Gabriel’s test kitchens have also been used to save old favorites whose nutrition profile put them in danger of lunch-line extinction. Case in point: She and her staff gave the beloved taco a sodium and fat makeover by replacing some of the ground beef with turkey and eschewing high-salt commercial spice blends in favor of an in-house recipe.

Davey, who will soon mark 30 years with DFNS, oversees the warehouse and central production facility on Crabbs Branch Way in Rockville. Every school day starts at 3 a.m., with 30,000 pre-packaged meals needing to get to 132 elementary schools. Fifteen trucks are loaded and leave for their ten-school circuit by 6:30 a.m.

After that come the inbound deliveries: the raw materials for central production and in-school cooking, as well as fresh fruit and bread products. (Milk goes straight from the producer to each school.)

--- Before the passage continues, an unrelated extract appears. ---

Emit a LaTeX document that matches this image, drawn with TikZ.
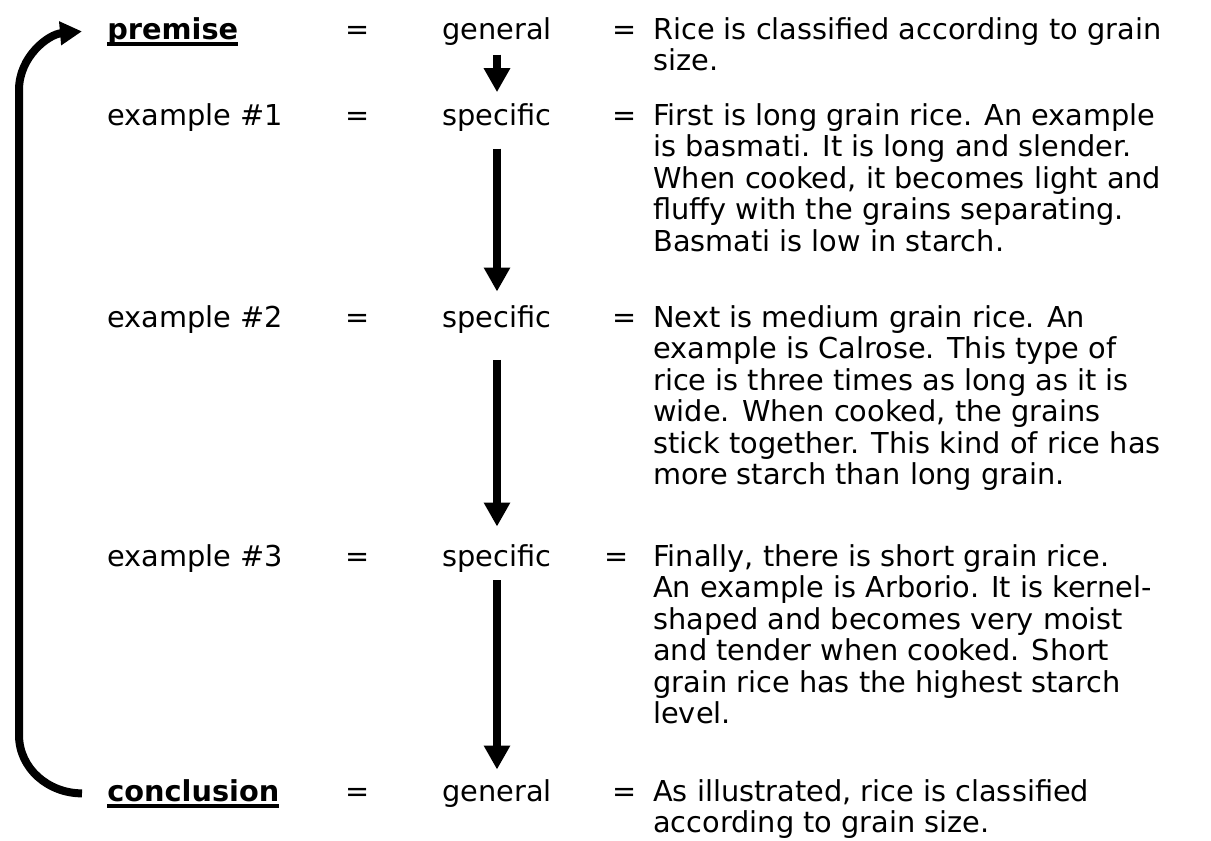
\documentclass[tikz,border=0pt]{standalone}
\usepackage{fontspec}
\setmainfont{DejaVu Sans}
\usetikzlibrary{arrows.meta,calc}

\newcommand{\undl}[1]{\setbox0\hbox{#1}\rlap{\rule[-0.23em]{\wd0}{0.12em}}\box0}

\begin{document}
\begin{tikzpicture}[x=0.75pt,y=-0.75pt,
        every node/.style={inner sep=0pt,font=\fontsize{21.6}{23.6}\selectfont},
        lbl/.style={anchor=base west},
        eqs/.style={anchor=base},
        mid/.style={anchor=base},
        txt/.style={anchor=north west,align=left},
        down/.style={line width=6pt,-{Triangle[length=18pt,width=18.75pt]}},
        back/.style={line width=6pt,-{Triangle[length=16.5pt,width=17pt]}}]
    \useasboundingbox (0,0) rectangle (1211,840);

    % left column
    \node[lbl] (prem)  at (107,39)  {\undl{\textbf{premise}}};
    \node[lbl] (ex1)   at (107,125) {example \#1};
    \node[lbl] (ex2)   at (107,327) {example \#2};
    \node[lbl] (ex3)   at (107,566) {example \#3};
    \node[lbl] (concl) at (107,801) {\undl{\textbf{conclusion}}};

    % first equals signs
    \node[eqs] (ea1) at (358,39)  {=};
    \node[eqs] (ea2) at (358,125) {=};
    \node[eqs] (ea3) at (358,327) {=};
    \node[eqs] (ea4) at (358,566) {=};
    \node[eqs] (ea5) at (358,801) {=};

    % general / specific
    \node[mid] (gen1)  at (497,39)  {general};
    \node[mid] (spec1) at (497,125) {specific};
    \node[mid] (spec2) at (497,327) {specific};
    \node[mid] (spec3) at (497,566) {specific};
    \node[mid] (gen5)  at (497,801) {general};

    % second equals signs
    \node[eqs] (eb1) at (625,39)  {=};
    \node[eqs] (eb2) at (625,125) {=};
    \node[eqs] (eb3) at (625,327) {=};
    \node[eqs] (eb4) at (617,566) {=};
    \node[eqs] (eb5) at (625,801) {=};

    % right column (top of first line = baseline - 22)
    \node[txt] (t1) at (653,17) {Rice is classified according to grain\\size.};
    \node[txt] (t2) at (653,103) {First is long grain rice. An example\\is basmati. It is long and slender.\\When cooked, it becomes light and\\fluffy with the grains separating.\\Basmati is low in starch.};
    \node[txt] (t3) at (653,305) {Next is medium grain rice. An\\example is Calrose. This type of\\rice is three times as long as it is\\wide. When cooked, the grains\\stick together. This kind of rice has\\more starch than long grain.};
    \node[txt] (t4) at (653,544) {Finally, there is short grain rice.\\An example is Arborio. It is kernel-\\shaped and becomes very moist\\and tender when cooked. Short\\grain rice has the highest starch\\level.};
    \node[txt] (t5) at (653,779) {As illustrated, rice is classified\\according to grain size.};

    % arrows down the middle
    \draw[down,shorten <=7pt,shorten >=8pt] (gen1.south) -- (spec1.north);
    \draw[down,shorten <=13pt,shorten >=10pt] (spec1.south) -- (spec2.north);
    \draw[down,shorten <=20pt,shorten >=13pt] (spec2.south) -- (spec3.north);
    \draw[down,shorten <=6pt,shorten >=7pt] (spec3.south) -- (gen5.north);

    % loop back from conclusion to premise
    \draw[back] ($(concl.west)+(-25,0)$) to[out=180,in=-90] (19,735)
        -- (19,90) to[out=90,in=185] ($(prem.west)+(-25,0)$);
\end{tikzpicture}
\end{document}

Secondary schools have their own kitchens, and thus take on more of the food preparation—boiling pasta, steaming vegetables and assembling salads, sandwiches and tacos. But Crabbs Branch still prepares some secondary school-bound foods. For example, soups: They’re made in 200-gallon batches to ensure food safety and consistency then shipped to the schools to be heated and served.

Six school-based supervisors, each with an assistant, ensure that sanitation and safety regulations are adhered to, menu plans followed and allergies or other dietary restrictions accommodated.

The pride that DFNS staff takes in feeding our kids rings clear, and for good reason. It’s a massive undertaking, each and every day—Did you know DFNS serves 9,000 daily meals during summer vacation?—and though they serve an immense and diverse school community, they’re still able to customize meal plans, often down to individual students.

For my part, I still wish there were less reliance on processed foods—say, nuggets of any kind—and that milk could be served without extra sugar and flavorings. In a world of unlimited time and money, I think Marla Caplon and her staff would agree.

In a future column, I’ll explore what other school districts across the country are doing to put more whole, fresh foods on the lunchroom table. To appreciate the scale of Montgomery County’s operation, take a tour through the photo gallery.

And let me assure you: Those brownies smelled very, very good.